Submitting to a remote scheduler

Job submission is completely configuration driven, with the default config file — scheduler.config.yaml — pointing to your local machine. This means that if we run atlas-server start on an AWS machine, we can simply change our config file to point to that remote machine and still get almost all of the functionality that we do locally.

Config file location

By default, the Atlas installer puts all of it's core files under ~/.foundations, so this documentation assumes this as the root directory of all Atlas files.

The directory ~/.foundations/config/submission will contain any submission config that you have. You can also run foundations info --env to see a list of configs in this location.

From a fresh install, you can note that there is only one. It has the "env_name" of scheduler, which is what you use in almost all CLI commands.

Creating a custom config file

To add a config to submit to a remote scheduler, we simply need to know the address of the machine and the path to the remote scheduler's foundations home directory (~/.foundations).
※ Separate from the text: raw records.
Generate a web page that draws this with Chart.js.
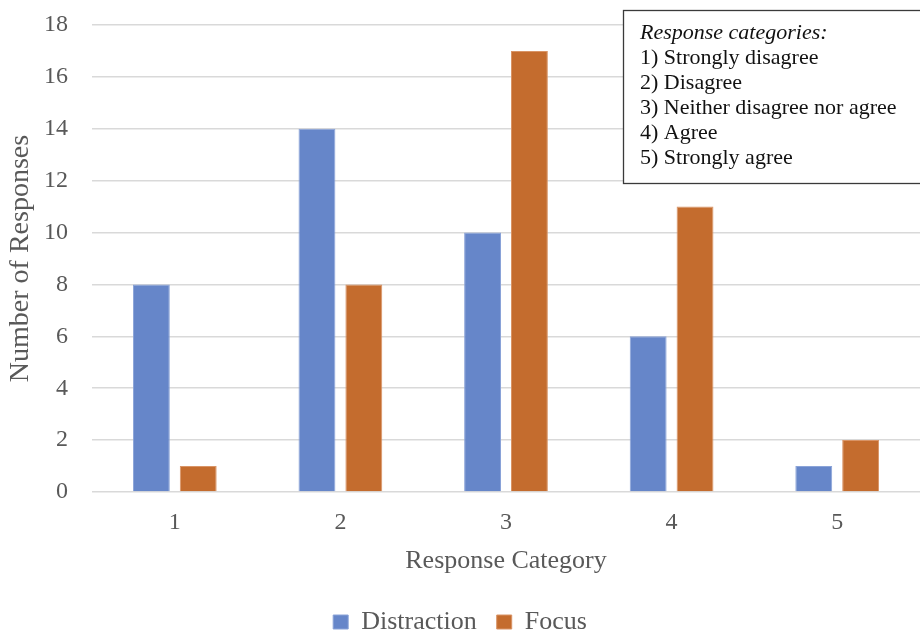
<!DOCTYPE html>
<html>
<head>
<meta charset="utf-8">
<script src="https://cdn.jsdelivr.net/npm/chart.js@4"></script>
<style>
html,body{margin:0;padding:0;background:#fff;}
#wrap{width:920px;height:631px;position:relative;}
</style>
</head>
<body>
<div id="wrap"><canvas id="c" width="920" height="631"></canvas></div>
<script>
const categories = ['1', '2', '3', '4', '5'];
const distraction = [8, 14, 10, 6, 1];
const focus = [1, 8, 17, 11, 2];
const yTicks = [0, 2, 4, 6, 8, 10, 12, 14, 16, 18];
const boxTitle = 'Response categories:';
const boxLines = ['1) Strongly disagree', '2) Disagree', '3) Neither disagree nor agree', '4) Agree', '5) Strongly agree'];

const FONT = '"Liberation Serif", "Times New Roman", serif';
const GRAY = '#595959';

const textBox = {
  id: 'textBox',
  afterDraw(chart) {
    const ctx = chart.ctx;
    ctx.save();
    ctx.fillStyle = '#fff';
    ctx.fillRect(623, 10, 305, 173);
    ctx.strokeStyle = '#3a3a3a';
    ctx.lineWidth = 1.3;
    ctx.strokeRect(623.5, 10.5, 305, 173);
    ctx.fillStyle = '#111';
    ctx.textBaseline = 'middle';
    ctx.textAlign = 'left';
    ctx.font = 'italic 22px ' + FONT;
    ctx.fillText(boxTitle, 640, 33);
    ctx.font = '22px ' + FONT;
    boxLines.forEach((t, i) => ctx.fillText(t, 640, 58 + i * 25));
    ctx.restore();
  }
};

new Chart(document.getElementById('c'), {
  type: 'bar',
  data: {
    labels: categories,
    datasets: [
      { label: 'Distraction', data: distraction, backgroundColor: '#6686c9', borderColor: '#8aa3d8', borderWidth: 1 },
      { label: 'Focus', data: focus, backgroundColor: '#c46c2e', borderColor: '#d99466', borderWidth: 1 }
    ]
  },
  options: {
    responsive: false,
    animation: false,
    devicePixelRatio: 1,
    categoryPercentage: 0.566,
    barPercentage: 0.787,
    layout: { padding: { top: 25, right: 0, left: 0, bottom: -14 } },
    plugins: {
      legend: {
        position: 'bottom',
        labels: {
          font: { family: FONT, size: 26 },
          color: GRAY,
          boxWidth: 15,
          boxHeight: 14,
          padding: 20
        }
      },
      tooltip: { enabled: false }
    },
    scales: {
      x: {
        afterFit(scale) { scale.height = 97; },
        grid: { display: false, drawTicks: false },
        border: { display: false },
        ticks: { font: { family: FONT, size: 24 }, color: GRAY, padding: 16 },
        title: { display: true, text: 'Response Category', font: { family: FONT, size: 26 }, color: GRAY, padding: { top: 0, bottom: 12 } }
      },
      y: {
        min: 0, max: 18,
        afterBuildTicks(scale) { scale.ticks = yTicks.map(v => ({ value: v })); },
        afterFit(scale) { scale.width = 92; scale.paddingTop = 0; scale.paddingBottom = 0; },
        grid: { color: '#d9d9d9', lineWidth: 1.5, drawTicks: false },
        border: { display: false },
        ticks: { font: { family: FONT, size: 24 }, color: GRAY, padding: 24 },
        title: { display: true, text: 'Number of Responses', font: { family: FONT, size: 28 }, color: GRAY, padding: { top: 4, bottom: 0 } }
      }
    }
  },
  plugins: [textBox]
});
</script>
</body>
</html>
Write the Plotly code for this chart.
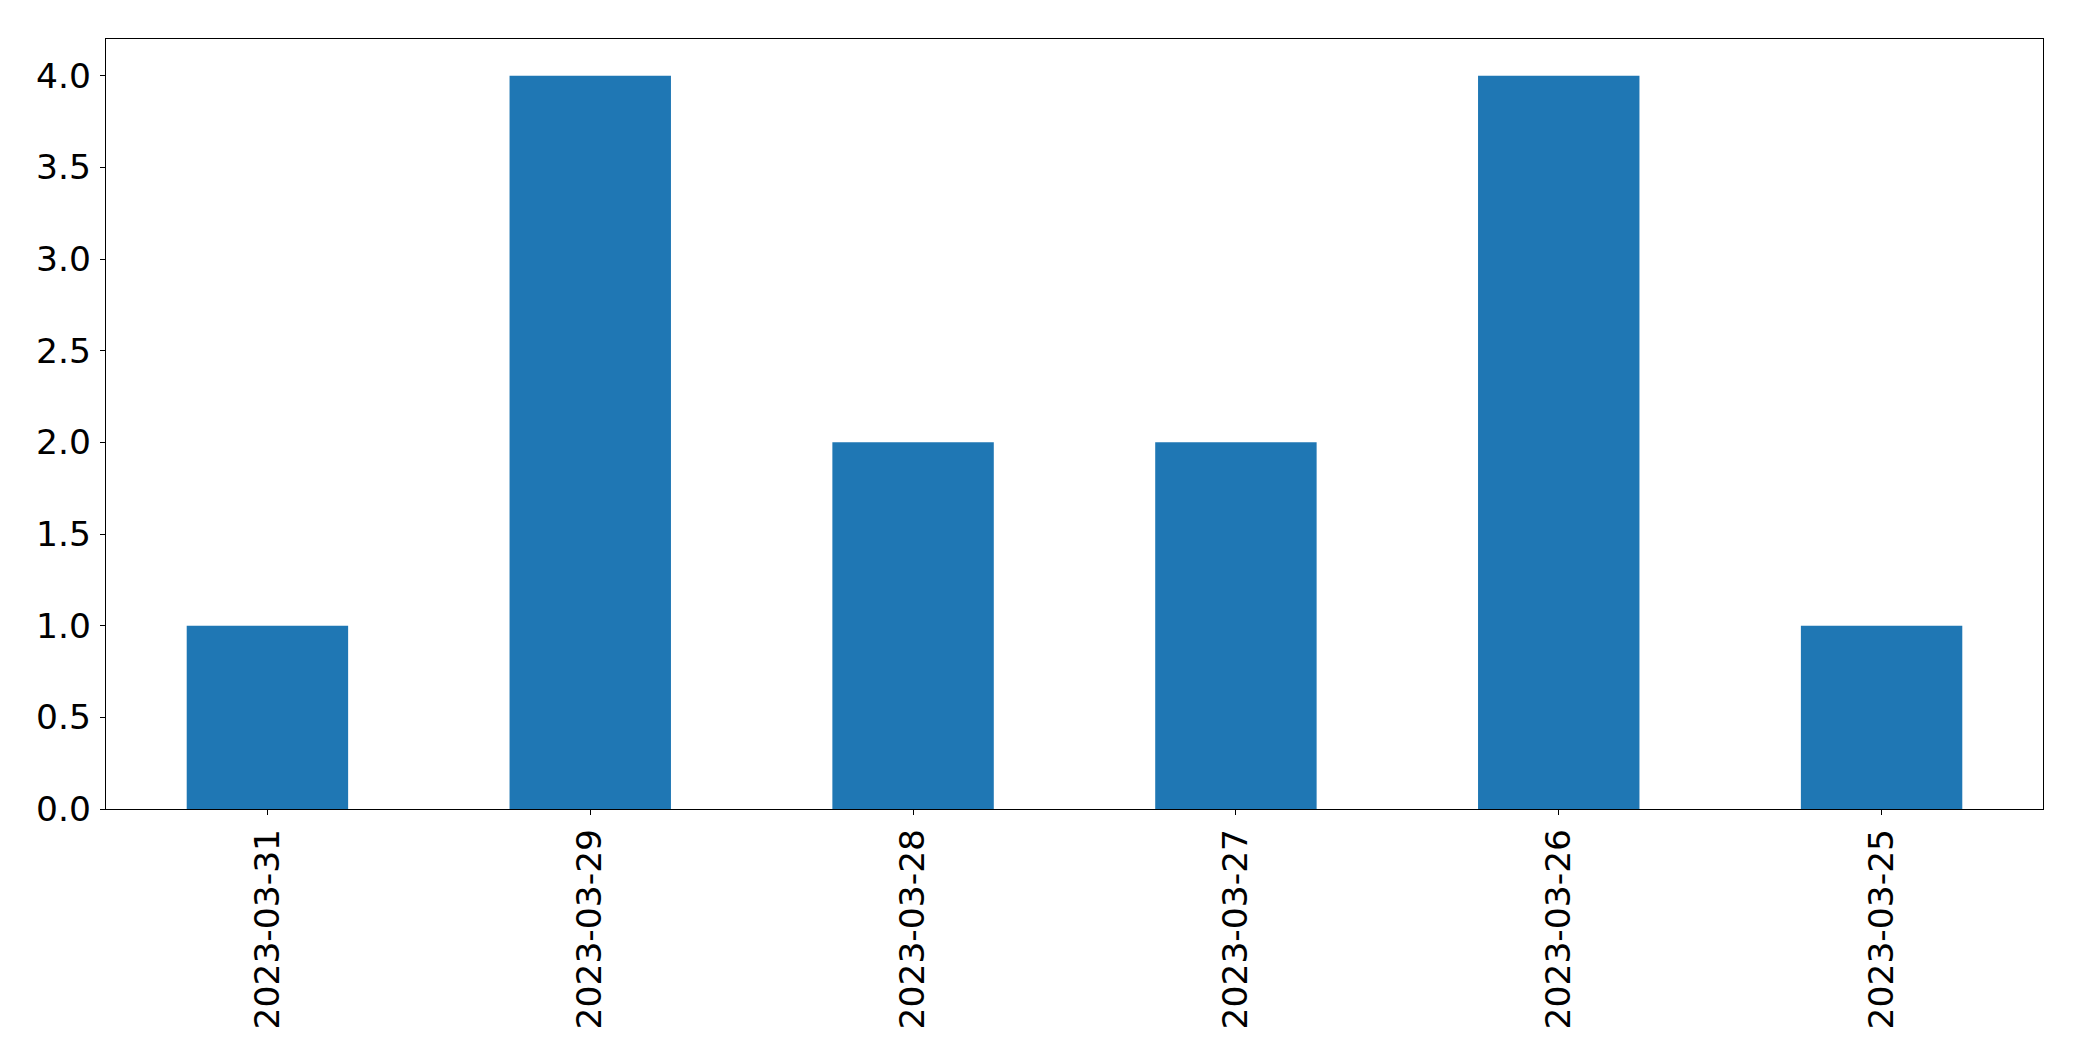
import plotly.graph_objects as go

categories = ["2023-03-31", "2023-03-29", "2023-03-28", "2023-03-27", "2023-03-26", "2023-03-25"]
values = [1, 4, 2, 2, 4, 1]
y_ticks = [0.0, 0.5, 1.0, 1.5, 2.0, 2.5, 3.0, 3.5, 4.0]
y_tick_labels = ["0.0", "0.5", "1.0", "1.5", "2.0", "2.5", "3.0", "3.5", "4.0"]

# page body has an 8px margin; compensate so the plot area lands where the reference has it
W, H = 2066, 1045
ml, mr, mt, mb = 97.7, 30.7, 31.3, 243.7

fig = go.Figure(go.Bar(
    x=list(range(len(categories))), y=values,
    width=0.5, marker=dict(color="#1f77b4", line=dict(width=0)),
))

font = dict(family="DejaVu Sans", size=34.5, color="black")
fig.update_layout(
    width=W, height=H, autosize=False,
    margin=dict(l=ml, r=mr, t=mt, b=mb, pad=0),
    paper_bgcolor="white", plot_bgcolor="white",
    showlegend=False, font=font,
    xaxis=dict(
        range=[-0.5, 5.5], tickmode="array",
        tickvals=list(range(len(categories))), ticktext=categories,
        tickangle=-90, ticks="outside", ticklen=5, tickwidth=1.3, tickcolor="black",
        showline=True, linecolor="black", linewidth=1.3, mirror=True,
        showgrid=False, zeroline=False, tickfont=font, ticklabelstandoff=0,
    ),
    yaxis=dict(
        range=[0, 4.2], tickmode="array", tickvals=y_ticks, ticktext=y_tick_labels,
        ticks="outside", ticklen=5, tickwidth=1.3, tickcolor="black",
        showline=True, linecolor="black", linewidth=1.3, mirror=True,
        showgrid=False, zeroline=False, tickfont=font, ticklabelstandoff=2,
    ),
)

fig.write_html("out.html")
For example, if we create a file at ~/.foundations/config/submission/aws.config.yaml with the content below:

cache_config:
  end_point: /cache_end_point
container_config_root: /<path_to>/.foundations/config/local_docker_scheduler/worker_config
job_deployment_env: local_docker_scheduler_plugin
job_results_root: /<path_to>/.foundations/job_data
scheduler_url: http://<remote_address>:5000
working_dir_root: /<path_to>/.foundations/local_docker_scheduler/work_dir

Note

Specifically, you can see that we only need to change the values between < > in the following fields:

  • container_config_root
  • job_results_root
  • scheduler_url
  • working_dir_root

We can now use aws as a scheduler config in the CLI or SDK.

Examples:

  • foundations submit aws . main.py
  • foundations.submit(scheduler_config='aws')
  • foundations get logs aws <job_id>

Warning

The main missing feature that you will notice is the fact that when running foundations submit, you will not get back streaming logs in the CLI. Other than that, everything should be ready to go!